**TASK TO CARRY OUT**
Copy exactly, and only, the lines below from the first through the one containing "import plotly.graph_objects as go", both included; pictures are omitted.
----------------------------------------
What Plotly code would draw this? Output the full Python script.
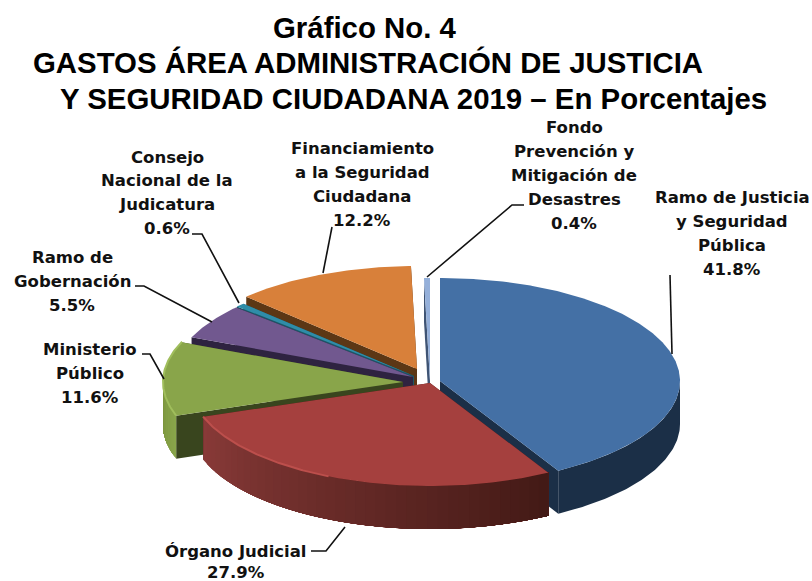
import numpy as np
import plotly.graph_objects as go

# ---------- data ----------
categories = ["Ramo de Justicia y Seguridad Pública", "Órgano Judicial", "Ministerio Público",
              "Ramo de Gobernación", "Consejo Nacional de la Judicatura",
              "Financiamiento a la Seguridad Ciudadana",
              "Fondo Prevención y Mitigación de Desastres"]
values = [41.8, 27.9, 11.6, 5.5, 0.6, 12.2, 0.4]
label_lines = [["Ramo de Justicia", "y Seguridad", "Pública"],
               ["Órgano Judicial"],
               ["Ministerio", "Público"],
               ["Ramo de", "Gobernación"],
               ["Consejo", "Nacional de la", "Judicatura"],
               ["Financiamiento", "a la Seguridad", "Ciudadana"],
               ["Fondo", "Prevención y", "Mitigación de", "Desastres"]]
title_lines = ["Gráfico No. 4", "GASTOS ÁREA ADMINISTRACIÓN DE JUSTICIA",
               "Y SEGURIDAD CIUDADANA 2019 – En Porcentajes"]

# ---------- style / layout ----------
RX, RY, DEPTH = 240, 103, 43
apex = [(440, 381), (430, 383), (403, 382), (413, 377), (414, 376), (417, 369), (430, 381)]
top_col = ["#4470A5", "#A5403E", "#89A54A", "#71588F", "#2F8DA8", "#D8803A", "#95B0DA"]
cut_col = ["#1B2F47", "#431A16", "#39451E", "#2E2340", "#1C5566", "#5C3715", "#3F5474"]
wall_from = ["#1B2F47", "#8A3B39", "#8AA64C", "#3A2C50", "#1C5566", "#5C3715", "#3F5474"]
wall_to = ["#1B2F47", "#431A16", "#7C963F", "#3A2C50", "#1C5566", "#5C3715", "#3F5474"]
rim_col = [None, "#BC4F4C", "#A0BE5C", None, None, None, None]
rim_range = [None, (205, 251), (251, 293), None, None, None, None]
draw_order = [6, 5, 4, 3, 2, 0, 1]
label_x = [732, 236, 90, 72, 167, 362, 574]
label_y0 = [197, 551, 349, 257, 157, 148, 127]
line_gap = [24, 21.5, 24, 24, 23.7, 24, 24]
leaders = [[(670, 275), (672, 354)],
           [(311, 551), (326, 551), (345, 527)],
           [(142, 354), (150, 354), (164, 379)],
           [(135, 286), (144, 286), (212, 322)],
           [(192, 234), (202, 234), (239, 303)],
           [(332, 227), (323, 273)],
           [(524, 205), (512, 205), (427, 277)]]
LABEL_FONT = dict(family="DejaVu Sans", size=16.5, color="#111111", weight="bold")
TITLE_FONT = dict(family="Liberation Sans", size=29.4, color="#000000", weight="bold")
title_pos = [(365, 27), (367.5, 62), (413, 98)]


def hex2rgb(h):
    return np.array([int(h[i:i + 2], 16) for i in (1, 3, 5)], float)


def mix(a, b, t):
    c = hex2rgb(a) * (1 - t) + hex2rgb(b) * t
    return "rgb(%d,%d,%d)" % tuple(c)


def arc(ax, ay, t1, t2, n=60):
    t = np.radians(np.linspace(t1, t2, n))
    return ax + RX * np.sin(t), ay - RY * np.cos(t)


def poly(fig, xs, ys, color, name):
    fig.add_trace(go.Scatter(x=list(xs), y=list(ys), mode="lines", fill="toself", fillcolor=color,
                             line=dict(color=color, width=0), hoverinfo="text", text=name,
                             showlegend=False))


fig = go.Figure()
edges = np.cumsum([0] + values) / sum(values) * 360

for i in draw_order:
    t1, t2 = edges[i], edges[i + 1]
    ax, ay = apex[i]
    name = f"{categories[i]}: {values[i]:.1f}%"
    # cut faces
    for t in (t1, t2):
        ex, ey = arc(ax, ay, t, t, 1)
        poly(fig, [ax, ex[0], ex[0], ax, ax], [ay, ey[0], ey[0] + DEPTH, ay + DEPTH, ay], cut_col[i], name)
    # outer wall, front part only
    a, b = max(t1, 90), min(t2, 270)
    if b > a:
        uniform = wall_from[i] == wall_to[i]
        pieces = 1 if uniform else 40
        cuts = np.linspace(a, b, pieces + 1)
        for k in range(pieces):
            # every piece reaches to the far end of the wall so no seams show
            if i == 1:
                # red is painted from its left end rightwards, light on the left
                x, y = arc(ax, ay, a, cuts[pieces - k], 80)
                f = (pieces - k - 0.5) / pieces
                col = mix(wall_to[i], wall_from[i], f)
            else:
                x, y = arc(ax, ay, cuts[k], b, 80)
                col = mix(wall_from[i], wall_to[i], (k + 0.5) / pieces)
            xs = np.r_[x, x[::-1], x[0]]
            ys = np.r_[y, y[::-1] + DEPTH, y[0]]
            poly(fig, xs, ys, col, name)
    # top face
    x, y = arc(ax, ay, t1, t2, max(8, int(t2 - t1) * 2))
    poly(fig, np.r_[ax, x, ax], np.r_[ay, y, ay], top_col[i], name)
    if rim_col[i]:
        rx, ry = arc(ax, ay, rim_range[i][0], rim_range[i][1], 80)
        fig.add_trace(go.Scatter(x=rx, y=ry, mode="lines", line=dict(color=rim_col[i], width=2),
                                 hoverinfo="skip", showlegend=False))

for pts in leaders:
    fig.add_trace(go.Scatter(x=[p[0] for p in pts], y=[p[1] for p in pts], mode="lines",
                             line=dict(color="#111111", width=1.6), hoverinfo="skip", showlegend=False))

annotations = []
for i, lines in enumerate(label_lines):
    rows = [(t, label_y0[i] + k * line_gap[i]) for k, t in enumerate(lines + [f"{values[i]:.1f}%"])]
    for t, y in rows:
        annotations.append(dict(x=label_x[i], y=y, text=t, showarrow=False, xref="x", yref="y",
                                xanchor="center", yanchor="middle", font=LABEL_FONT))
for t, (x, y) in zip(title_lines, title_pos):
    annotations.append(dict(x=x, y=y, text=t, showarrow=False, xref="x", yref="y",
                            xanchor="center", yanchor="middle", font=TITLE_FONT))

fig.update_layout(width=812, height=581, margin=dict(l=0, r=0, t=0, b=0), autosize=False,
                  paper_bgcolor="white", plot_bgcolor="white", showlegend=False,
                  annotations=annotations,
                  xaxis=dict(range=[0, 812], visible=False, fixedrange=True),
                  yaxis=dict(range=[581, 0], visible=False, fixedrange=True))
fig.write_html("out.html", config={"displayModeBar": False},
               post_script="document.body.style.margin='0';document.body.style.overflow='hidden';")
----------------------------------------
**COMPLETE RESPONSE**
What Plotly code would draw this? Output the full Python script.
import numpy as np
import plotly.graph_objects as go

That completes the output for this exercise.